UPF-New Zealand Celebrates UN Day of Peace

New Zealand-2018-09-22-UPF-New Zealand Celebrates UN Day of Peace

Auckland, New Zealand—UPF-New Zealand commemorated the 2018 UN International Day of Peace on Saturday, September 22, at the Te Mahurehure Cultural Centre. Co-sponsored with the Women’s Federation for World Peace, it had the theme “Communities Together for Peace and Friendship.”

Well over a hundred participants from diverse religious and ethnic backgrounds gathered for the event which was graced by the presence of Penny Hulse, former Auckland deputy mayor and current member of the Auckland city council, and enriched by representatives of a number of dedicated charitable and religious organizations. Among the organizations that shared their services with society with display tables the Church of Jesus Christ of the Latter Day Saints, the Baha’i Faith, the Church of Scientology, and the Bridgebuilders Trust.

A solemn Powhiri (Maori welcoming ceremony) led by Reverend Bill and Violet Tangariki and Mr. Geoffrey Prentice set a beautiful spirit for the event. Opening remarks by Mr. Adel Jamati, UPF-New Zealand director, set the tone for the event by emphasizing the culture of peace through service and pointing out that the essence of all religions is one: Love God and live for the sake of others.

Councilor Penny Hulse, as the chief speaker, gave warm and gracious words of acknowledgement and encouragement to all present, enveloping the ceremony with a spirit of unity, peace and friendship. She reminded us of the need for peace building in the very uncertain and sometimes hostile political environment. She has been serving the Waitakere area of Auckland for 27 years and has great passion for its diversity.

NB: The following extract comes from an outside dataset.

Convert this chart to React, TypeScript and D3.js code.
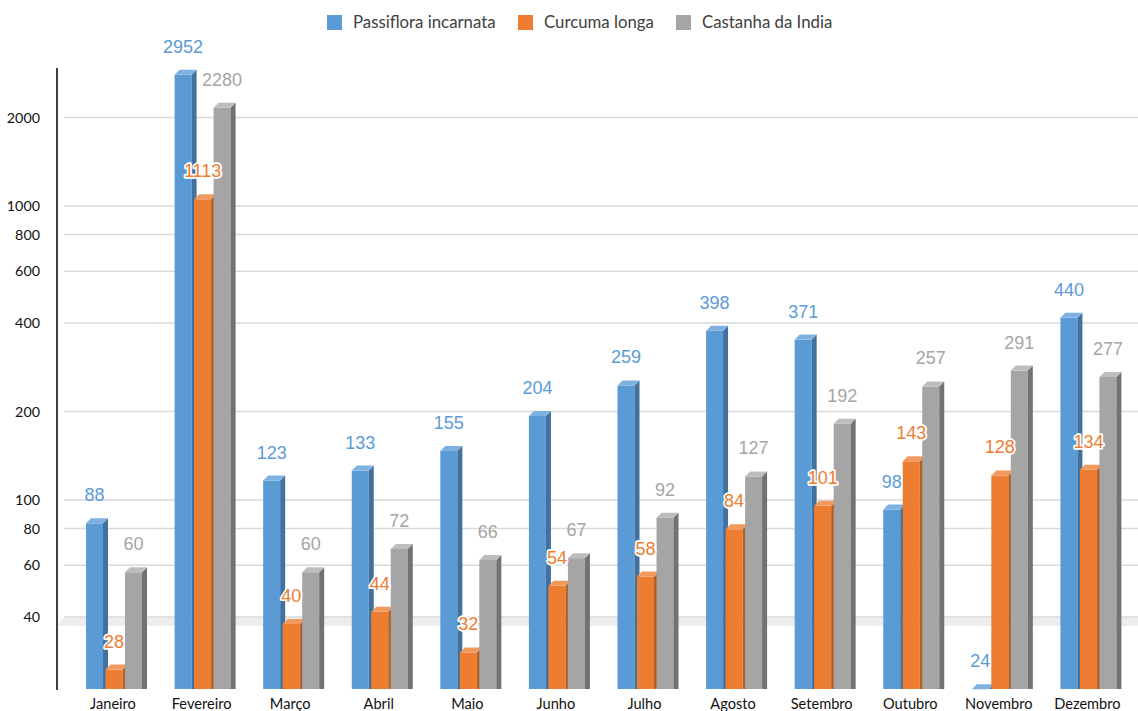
import React from "react";
import * as d3 from "d3";

const months = ["Janeiro", "Fevereiro", "Março", "Abril", "Maio", "Junho", "Julho", "Agosto", "Setembro", "Outubro", "Novembro", "Dezembro"];
const passiflora = [88, 2952, 123, 133, 155, 204, 259, 398, 371, 98, 24, 440];
const curcuma = [28, 1113, 40, 44, 32, 54, 58, 84, 101, 143, 128, 134];
const castanha = [60, 2280, 60, 72, 66, 67, 92, 127, 192, 257, 291, 277];
const seriesNames = ["Passiflora incarnata", "Curcuma longa", "Castanha da India"];
const yTicks = [40, 60, 80, 100, 200, 400, 600, 800, 1000, 2000];

const palette = [
  { front: "#5b9bd5", side: "#41719c", top: "#7eb1e1", label: "#5b9bd5" },
  { front: "#ed7d31", side: "#b45f23", top: "#f29a5e", label: "#ed7d31" },
  { front: "#a5a5a5", side: "#727272", top: "#bdbdbd", label: "#a5a5a5" },
];

const W = 1138;
const H = 711;
const baseY = 689;
const barW = 17;
const pitch = 19.5;
const depth = 5;

export default function App() {
  const series = [passiflora, curcuma, castanha];
  const y = d3.scaleLog().domain([10, 10000]).range([794, -88]);
  const x = d3.scaleBand<string>().domain(months).range([64, 1127]).padding(0);

  const legendPos = [327, 518, 676];

  return (
    <svg width={W} height={H} style={{ position: "absolute", left: 0, top: 0, background: "#fff" }}>
      {/* floor band */}
      <polygon points={`57,626 64,617 ${W},617 ${W},626`} fill="#ededed" />
      {/* gridlines */}
      {yTicks.map((t) => (
        <line key={t} x1={64} x2={W} y1={y(t)} y2={y(t)} stroke="#d9d9d9" strokeWidth={1.5} />
      ))}
      {/* axis */}
      <line x1={57} x2={57} y1={68} y2={690} stroke="#000" strokeWidth={1.5} />
      {yTicks.map((t) => (
        <text key={"t" + t} x={40} y={y(t)} dy="0.36em" textAnchor="end" fontFamily="Lato" fontSize={14.3} fill="#111">
          {t}
        </text>
      ))}
      {/* bars */}
      {months.map((m, i) => (
        <g key={m}>
          {series.map((vals, s) => {
            const v = vals[i];
            const x0 = (x(m) as number) + 22 + s * pitch;
            const yb = y(v) + 2;
            const yf = yb + depth;
            const c = palette[s];
            return (
              <g key={s}>
                <rect x={x0} y={yf} width={barW} height={baseY - yf} fill={c.front} />
                <polygon
                  points={`${x0 + barW},${yf} ${x0 + barW + depth},${yb} ${x0 + barW + depth},${baseY} ${x0 + barW},${baseY}`}
                  fill={c.side}
                />
                <polygon
                  points={`${x0},${yf} ${x0 + depth},${yb} ${x0 + barW + depth},${yb} ${x0 + barW},${yf}`}
                  fill={c.top}
                />
              </g>
            );
          })}
        </g>
      ))}
      {/* data labels */}
      {months.map((m, i) => (
        <g key={"l" + m}>
          {series.map((vals, s) => {
            const v = vals[i];
            const x0 = (x(m) as number) + 22 + s * pitch;
            const yb = y(v) + 2;
            return (
              <text
                key={s}
                x={x0 + barW / 2}
                y={yb - 17}
                textAnchor="middle"
                fontFamily="Liberation Sans, Arial, sans-serif"
                fontSize={18}
                fill={palette[s].label}
                stroke={s === 1 ? "#fff" : "none"}
                strokeWidth={s === 1 ? 3.5 : 0}
                strokeLinejoin="round"
                style={{ paintOrder: "stroke" }}
              >
                {v}
              </text>
            );
          })}
        </g>
      ))}
      {/* month labels */}
      {months.map((m) => (
        <text key={"m" + m} x={(x(m) as number) + 49} y={709} textAnchor="middle" fontFamily="Lato" fontSize={14.6} fill="#111">
          {m}
        </text>
      ))}
      {/* legend */}
      {seriesNames.map((n, s) => (
        <g key={n}>
          <rect x={legendPos[s]} y={15} width={15} height={15} fill={palette[s].front} />
          <text x={legendPos[s] + 26} y={28} fontFamily="Lato" fontSize={16.8} fill="#404040">
            {n}
          </text>
        </g>
      ))}
    </svg>
  );
}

UPF-New Zealand recognized selfless individuals who have contributed greatly to their communities through a life of service and presented them with the Ambassador for Peace award. The recipients were Mr. Prithi Pal Singh, recipient of the New Zealand Order of Merit and chairman of the Sikh Society; Mrs. Anne Pala, recipient of the Queen’s Servie Medal and founder of Ethnix Links; and Datin Dr. Nor Hafizah Ismail from Malaysia.

The next highlight was the Bridge of Peace ceremony, which was officiated by Felicity Cairns, president of the New Zealand chapter of the Women’s Federation for World Peace. Ceremony participants meet a “sister” from a former enemy nation, a different faith, culture or race and commit themselves to bridge the gaps between them. Three pairs of women participated in the ceremony: Pauline Jamati (Europe) and Violet Tangariki (Maori), Anne Pala (Islam) and Cornelia Goijarts (Christianity), and finally, Keiko Watanabe (Japan) and Chan Ju Lee (Korea).

The audience was then dazzled by Ambika Krishnamurthi, a student at ACG Strathallan School who presented a beautiful Indian classical khatak dance symbolizing a peacock’s graceful movements. Her captivating performance added an ethnic charm, reminding us of the cultural diversity of New Zealand.

Afterward, Mr. Andrew Halim, UPF-New Zealand youth coordinator, presented the local chapter of Peace Road, a global peace project. He briefly shared the background of Peace Road which aims to actualize the International Peace Highway originally proposed in 1981 by Dr. Sun Myung Moon, founder of UPF. That segment of the program was concluded by an exciting promotional video encouraging the participants to join the 2019 Peace Road activities.

After all the main components of the event were concluded, everyone was encouraged to stand up and sing “We Are the World” by Michael Jackson. An atmosphere of warmth and joy brought us together as one family.